**** Input rows ****

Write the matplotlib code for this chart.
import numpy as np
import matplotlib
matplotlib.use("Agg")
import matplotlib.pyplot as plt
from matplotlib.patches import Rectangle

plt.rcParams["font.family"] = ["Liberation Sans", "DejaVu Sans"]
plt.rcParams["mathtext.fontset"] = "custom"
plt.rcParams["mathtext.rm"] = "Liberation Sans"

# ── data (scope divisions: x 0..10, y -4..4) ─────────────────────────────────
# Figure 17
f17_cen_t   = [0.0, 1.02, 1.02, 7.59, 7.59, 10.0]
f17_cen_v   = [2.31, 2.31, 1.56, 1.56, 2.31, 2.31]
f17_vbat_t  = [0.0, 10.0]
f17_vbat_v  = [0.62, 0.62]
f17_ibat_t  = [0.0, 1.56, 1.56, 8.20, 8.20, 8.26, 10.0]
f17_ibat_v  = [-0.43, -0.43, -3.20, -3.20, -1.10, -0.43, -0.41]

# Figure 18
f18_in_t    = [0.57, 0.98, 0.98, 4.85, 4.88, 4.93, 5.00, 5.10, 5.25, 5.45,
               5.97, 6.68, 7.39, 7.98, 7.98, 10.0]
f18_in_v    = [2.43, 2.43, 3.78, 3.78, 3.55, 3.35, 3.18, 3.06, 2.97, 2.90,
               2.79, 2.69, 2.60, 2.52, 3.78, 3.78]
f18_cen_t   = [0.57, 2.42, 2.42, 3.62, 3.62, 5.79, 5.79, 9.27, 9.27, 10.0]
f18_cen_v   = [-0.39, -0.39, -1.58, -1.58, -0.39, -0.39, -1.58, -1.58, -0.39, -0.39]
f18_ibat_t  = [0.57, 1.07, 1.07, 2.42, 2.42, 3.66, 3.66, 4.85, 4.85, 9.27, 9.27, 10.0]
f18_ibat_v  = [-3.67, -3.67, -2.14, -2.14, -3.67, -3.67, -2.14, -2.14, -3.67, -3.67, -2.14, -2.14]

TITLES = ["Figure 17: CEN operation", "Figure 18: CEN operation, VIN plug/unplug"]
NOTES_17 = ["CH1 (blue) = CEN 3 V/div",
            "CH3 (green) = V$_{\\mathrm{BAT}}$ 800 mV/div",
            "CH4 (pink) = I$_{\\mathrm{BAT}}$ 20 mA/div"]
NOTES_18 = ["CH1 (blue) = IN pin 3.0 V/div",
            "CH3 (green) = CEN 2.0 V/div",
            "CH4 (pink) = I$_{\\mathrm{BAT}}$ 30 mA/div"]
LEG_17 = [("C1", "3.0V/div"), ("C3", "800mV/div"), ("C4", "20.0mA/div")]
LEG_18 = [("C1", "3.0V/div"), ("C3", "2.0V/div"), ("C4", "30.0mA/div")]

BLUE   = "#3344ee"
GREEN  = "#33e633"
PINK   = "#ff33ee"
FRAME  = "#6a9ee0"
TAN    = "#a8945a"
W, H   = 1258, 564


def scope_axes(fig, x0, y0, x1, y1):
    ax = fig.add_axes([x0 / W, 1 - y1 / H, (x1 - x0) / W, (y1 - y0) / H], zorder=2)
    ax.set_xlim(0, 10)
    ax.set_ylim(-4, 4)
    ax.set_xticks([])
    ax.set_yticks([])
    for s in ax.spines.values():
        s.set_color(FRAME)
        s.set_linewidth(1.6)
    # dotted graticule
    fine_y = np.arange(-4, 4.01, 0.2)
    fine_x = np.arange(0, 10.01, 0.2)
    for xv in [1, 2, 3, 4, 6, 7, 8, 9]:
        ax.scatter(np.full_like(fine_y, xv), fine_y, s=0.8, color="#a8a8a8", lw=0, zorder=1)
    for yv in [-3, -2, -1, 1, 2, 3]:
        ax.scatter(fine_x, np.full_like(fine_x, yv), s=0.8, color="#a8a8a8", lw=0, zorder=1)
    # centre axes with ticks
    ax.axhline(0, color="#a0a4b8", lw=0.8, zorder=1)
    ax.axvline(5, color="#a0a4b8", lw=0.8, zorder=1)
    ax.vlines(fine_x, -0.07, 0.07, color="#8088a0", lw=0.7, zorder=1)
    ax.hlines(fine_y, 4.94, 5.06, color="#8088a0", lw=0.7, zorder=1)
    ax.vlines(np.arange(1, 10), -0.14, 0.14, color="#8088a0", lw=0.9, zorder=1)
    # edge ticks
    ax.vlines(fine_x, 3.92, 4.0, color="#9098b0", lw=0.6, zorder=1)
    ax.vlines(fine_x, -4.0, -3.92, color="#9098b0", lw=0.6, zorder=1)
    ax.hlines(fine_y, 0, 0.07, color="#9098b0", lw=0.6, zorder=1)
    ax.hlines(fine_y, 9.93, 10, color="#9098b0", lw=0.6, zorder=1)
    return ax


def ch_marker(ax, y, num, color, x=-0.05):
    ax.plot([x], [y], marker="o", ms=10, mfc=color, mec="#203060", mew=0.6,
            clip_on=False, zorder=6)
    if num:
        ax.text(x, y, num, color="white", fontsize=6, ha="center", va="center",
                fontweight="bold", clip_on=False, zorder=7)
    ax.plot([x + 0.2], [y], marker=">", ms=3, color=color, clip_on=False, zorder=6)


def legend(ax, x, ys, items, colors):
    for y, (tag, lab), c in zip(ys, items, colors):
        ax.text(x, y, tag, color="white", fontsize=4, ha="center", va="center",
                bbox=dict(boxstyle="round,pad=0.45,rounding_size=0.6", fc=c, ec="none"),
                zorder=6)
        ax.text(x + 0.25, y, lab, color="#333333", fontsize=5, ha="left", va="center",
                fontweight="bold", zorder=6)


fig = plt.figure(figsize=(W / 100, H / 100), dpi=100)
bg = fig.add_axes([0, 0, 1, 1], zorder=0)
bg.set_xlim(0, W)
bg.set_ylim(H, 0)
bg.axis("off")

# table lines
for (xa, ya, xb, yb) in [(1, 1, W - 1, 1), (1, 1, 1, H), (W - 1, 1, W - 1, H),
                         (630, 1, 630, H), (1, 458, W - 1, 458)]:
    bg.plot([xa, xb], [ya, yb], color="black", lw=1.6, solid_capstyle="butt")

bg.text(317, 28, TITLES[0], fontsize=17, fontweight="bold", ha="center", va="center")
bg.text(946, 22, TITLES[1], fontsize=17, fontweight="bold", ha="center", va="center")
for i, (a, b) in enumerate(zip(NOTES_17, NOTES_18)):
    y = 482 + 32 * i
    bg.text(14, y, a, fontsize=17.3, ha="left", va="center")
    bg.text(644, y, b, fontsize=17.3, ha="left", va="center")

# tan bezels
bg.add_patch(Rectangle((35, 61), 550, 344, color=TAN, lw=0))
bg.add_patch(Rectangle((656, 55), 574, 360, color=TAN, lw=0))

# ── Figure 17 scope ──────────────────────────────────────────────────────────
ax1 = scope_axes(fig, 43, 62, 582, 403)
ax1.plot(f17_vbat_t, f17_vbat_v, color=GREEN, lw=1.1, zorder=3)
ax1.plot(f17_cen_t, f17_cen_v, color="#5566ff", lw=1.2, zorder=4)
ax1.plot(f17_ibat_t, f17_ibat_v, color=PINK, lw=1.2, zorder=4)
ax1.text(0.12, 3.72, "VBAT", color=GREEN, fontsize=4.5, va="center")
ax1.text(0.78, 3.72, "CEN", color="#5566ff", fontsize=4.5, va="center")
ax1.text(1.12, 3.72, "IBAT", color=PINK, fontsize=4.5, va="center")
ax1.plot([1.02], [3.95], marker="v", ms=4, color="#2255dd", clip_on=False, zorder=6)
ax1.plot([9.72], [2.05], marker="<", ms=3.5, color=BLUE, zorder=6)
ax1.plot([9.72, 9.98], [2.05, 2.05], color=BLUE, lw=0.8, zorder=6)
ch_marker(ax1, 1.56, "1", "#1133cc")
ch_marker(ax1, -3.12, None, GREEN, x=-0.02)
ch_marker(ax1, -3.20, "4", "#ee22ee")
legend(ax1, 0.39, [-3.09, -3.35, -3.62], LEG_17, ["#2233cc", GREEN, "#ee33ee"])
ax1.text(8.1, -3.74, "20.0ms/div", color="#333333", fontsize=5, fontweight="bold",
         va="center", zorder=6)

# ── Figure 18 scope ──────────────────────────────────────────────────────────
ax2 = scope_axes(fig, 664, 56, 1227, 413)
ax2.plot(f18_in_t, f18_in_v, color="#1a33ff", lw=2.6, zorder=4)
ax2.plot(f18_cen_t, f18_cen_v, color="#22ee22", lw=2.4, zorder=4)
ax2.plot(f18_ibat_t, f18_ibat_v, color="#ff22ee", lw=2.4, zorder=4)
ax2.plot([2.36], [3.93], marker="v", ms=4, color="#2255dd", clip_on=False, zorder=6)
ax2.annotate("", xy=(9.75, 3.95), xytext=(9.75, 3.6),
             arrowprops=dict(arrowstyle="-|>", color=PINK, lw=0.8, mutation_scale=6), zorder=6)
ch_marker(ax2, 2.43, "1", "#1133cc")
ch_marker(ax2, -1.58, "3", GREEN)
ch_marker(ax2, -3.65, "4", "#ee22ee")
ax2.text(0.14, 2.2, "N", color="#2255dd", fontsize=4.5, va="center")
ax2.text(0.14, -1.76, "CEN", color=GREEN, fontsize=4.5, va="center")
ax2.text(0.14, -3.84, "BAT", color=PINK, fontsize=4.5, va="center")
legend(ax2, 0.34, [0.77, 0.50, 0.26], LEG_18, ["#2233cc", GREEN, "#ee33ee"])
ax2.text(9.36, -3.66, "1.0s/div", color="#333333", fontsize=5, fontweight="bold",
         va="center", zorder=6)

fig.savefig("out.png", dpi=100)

****
**** Input rows ****

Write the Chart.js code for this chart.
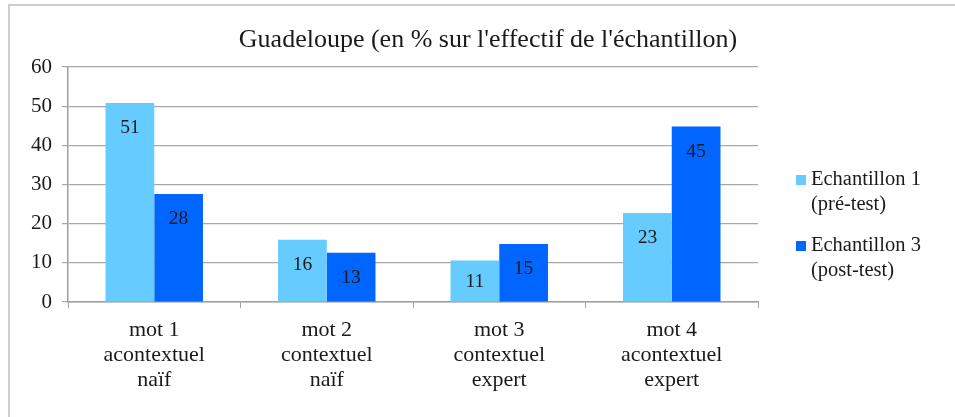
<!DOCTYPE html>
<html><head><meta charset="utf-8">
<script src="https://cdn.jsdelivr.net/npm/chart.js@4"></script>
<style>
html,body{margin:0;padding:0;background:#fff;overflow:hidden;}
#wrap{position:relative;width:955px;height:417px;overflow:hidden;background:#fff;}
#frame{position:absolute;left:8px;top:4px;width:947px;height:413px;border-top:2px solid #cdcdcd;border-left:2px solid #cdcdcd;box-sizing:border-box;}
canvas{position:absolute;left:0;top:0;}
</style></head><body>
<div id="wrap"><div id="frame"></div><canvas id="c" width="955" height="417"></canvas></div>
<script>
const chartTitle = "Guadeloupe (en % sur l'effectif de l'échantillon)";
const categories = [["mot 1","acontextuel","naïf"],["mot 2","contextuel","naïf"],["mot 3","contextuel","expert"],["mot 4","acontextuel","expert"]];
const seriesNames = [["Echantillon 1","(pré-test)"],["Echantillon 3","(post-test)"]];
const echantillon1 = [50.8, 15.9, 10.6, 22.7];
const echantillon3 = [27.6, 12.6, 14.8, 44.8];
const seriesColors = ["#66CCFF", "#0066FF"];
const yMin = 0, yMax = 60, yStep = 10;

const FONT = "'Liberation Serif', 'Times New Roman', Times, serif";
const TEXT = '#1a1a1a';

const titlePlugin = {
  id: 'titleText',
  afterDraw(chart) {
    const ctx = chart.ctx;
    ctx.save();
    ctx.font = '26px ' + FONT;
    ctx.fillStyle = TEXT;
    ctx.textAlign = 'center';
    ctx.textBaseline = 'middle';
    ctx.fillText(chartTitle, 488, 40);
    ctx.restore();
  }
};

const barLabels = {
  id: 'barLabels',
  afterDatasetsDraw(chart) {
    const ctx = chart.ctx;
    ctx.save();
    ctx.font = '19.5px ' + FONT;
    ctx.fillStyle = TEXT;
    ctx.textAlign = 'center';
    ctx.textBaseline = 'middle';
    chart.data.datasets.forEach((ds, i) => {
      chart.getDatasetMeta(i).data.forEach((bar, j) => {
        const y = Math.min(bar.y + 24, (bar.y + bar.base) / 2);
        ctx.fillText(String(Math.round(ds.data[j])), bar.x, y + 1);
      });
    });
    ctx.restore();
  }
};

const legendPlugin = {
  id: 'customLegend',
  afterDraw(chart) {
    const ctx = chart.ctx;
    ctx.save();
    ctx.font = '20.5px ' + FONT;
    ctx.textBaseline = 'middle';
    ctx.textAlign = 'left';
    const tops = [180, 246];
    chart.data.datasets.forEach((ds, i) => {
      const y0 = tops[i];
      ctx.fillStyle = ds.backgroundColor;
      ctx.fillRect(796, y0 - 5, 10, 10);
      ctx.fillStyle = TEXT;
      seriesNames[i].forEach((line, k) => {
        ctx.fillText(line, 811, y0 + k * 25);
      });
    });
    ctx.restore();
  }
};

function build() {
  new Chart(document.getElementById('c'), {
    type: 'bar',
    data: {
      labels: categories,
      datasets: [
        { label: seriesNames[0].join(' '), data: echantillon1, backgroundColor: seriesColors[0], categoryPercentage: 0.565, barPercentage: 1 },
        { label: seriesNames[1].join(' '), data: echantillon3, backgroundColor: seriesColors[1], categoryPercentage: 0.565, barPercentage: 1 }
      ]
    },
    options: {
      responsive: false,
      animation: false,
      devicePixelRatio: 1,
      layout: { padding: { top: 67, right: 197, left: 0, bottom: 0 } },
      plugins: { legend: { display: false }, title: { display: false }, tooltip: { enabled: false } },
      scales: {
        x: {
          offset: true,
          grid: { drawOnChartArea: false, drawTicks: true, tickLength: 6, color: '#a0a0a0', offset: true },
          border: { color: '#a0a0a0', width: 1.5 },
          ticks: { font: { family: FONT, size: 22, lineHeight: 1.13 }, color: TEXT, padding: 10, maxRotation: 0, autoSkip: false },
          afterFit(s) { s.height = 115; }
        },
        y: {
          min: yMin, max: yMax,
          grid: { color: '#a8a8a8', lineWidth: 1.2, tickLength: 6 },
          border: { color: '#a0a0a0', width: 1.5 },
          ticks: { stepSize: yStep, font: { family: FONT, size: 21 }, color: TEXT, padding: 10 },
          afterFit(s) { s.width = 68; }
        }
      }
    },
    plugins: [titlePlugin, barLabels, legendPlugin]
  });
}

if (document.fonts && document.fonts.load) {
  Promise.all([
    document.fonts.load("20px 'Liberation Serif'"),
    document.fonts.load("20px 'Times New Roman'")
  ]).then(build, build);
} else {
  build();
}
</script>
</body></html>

****

Prompt. Determine the number of lines in the entries above where the string "matplotlib" appears. Answer with the number alone.

Expected output. 5